L'Organisation mondiale du commerce (OMC) a reporté à la dernière minute sa première conférence ministérielle depuis quatre ans face à l'apparition du variant préoccupant Omicron. Or c’était l’une des réunions internationales les plus importantes de l’année. Les brevets pour les vaccins contre le Covid, notamment, étaient à l'ordre du jour.
"Cette conférence avait le mérite de rassembler les ministres, avec une pression qui augmentait pour prendre une décision", a expliqué mardi le responsable politique santé chez Public Eye Patrick Durisch dans La Matinale de la RTS.
Un an et toujours pas de consensus
"Cela fait plus d'un an qu'on en discute et il n'y a toujours pas de consensus", déplore-t-il. "Donc c'est important que maintenant les Etats accèdent à cette demande et avancent en faveur de la levée - non seulement des brevets mais d'autres aspects de propriété intellectuelle qui empêchent un accès équitable aux moyens de lutte contre le Covid".
Une telle réunion des 200 Etats membres de l'OMC aurait sans doute permis d'avancer un peu plus vite. Or la question est capitale, sur le plan sanitaire, pour de nombreux pays.
"On sait que la propriété intellectuelle est un obstacle à la production de vaccins, dans la mesure où le détenteur du brevet peut exclure quiconque de la production", rappelle Patrick Durisch. "On aurait pu ouvrir le jeu (…) de manière à ce qu'on puisse produire en suffisance ces moyens de lutte partout dans le monde et notamment là où ils manquent".
Protéger monopoles et profits de l'industrie
Et parmi les membres de l'organisation les plus réticents figurent la Suisse et l'Union européenne. "La Suisse a une posture vraiment idéologique autour de la suspension temporaire [de ces brevets], et l'Union européenne aussi", dénonce le représentant de Public Eye. "Ce sont les pays qui hébergent les géants pharmaceutiques qui bloquent et qui essaient de protéger les monopoles et les profits de leur industrie".
Mais les lignes peuvent encore bouger, même au sein des 27. "Des Etats-membres seraient plutôt en faveur", souligne-t-il. "Le front est un peu en train de se scinder au sein de l'Union européenne".

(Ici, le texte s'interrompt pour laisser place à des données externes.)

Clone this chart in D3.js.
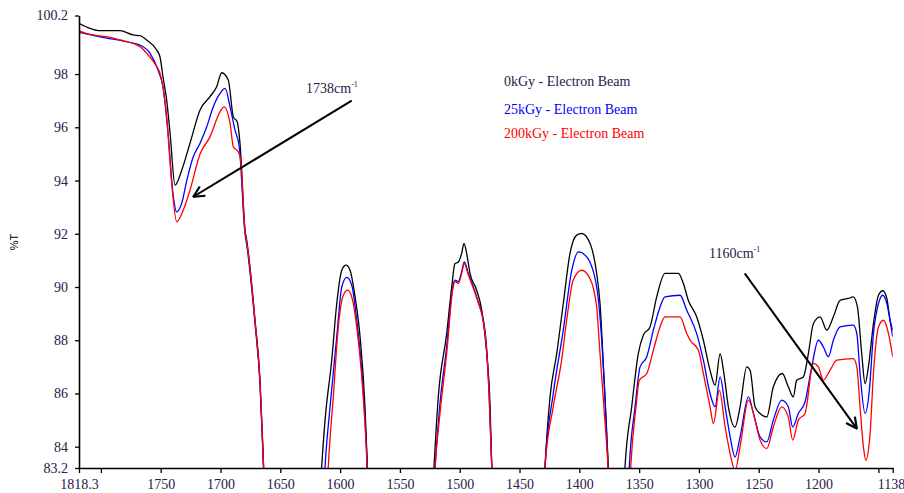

Si l'Allemagne, par exemple, est encore farouchement contre parce qu'elle héberge des géants pharmaceutiques, "on est là dans un calcul très mauvais, de très court terme, très économique, alors que c'est un gros enjeu de santé publique", estime Patrick Durisch.
Corrélation entre taux de vaccination et nouveaux variants
Si le nouveau variant Omicron est apparu, note-t-il, c'est parce que certains pays restent sous-vaccinés. "On voit qu'il y a une corrélation entre le taux de vaccination et la survenue de variants. Donc, même si on vaccine tout le monde ici très rapidement, il suffit qu'un variant échappe à cette protection vaccinale et on pourra tout recommencer".
L'ONG Public Eye fait partie des organisations qui ont lancé un appel à la mobilisation citoyenne mardi. "La société civile, depuis le début, a identifié la propriété intellectuelle comme l'un des obstacles (..) à une répartition et une distribution équitable", explique son responsable de la politique santé. "Si la Suisse est bien lotie, a suffisamment de doses et de traitements, elle n'est pas obligée d'utiliser ce mécanisme. Mais pourquoi empêche-t-elle les autres de le faire? C'est là où la Suisse pèche en ce moment et c'est incompréhensible".
Propos recueillis par Valérie Hauert/oang
Mobilisation groupée à Genève
Une quarantaine d'ONG, de syndicats et de partis politiques ont appelé à démocratiser les vaccins pour sauver des vies, mardi matin à Genève. Ils demandaient justement la levée des brevets pour les vaccins contre le Covid.
Pour eux, la meilleure manière de sortir de cette crise est de fabriquer plus de vaccins et aux quatre coins de la planète.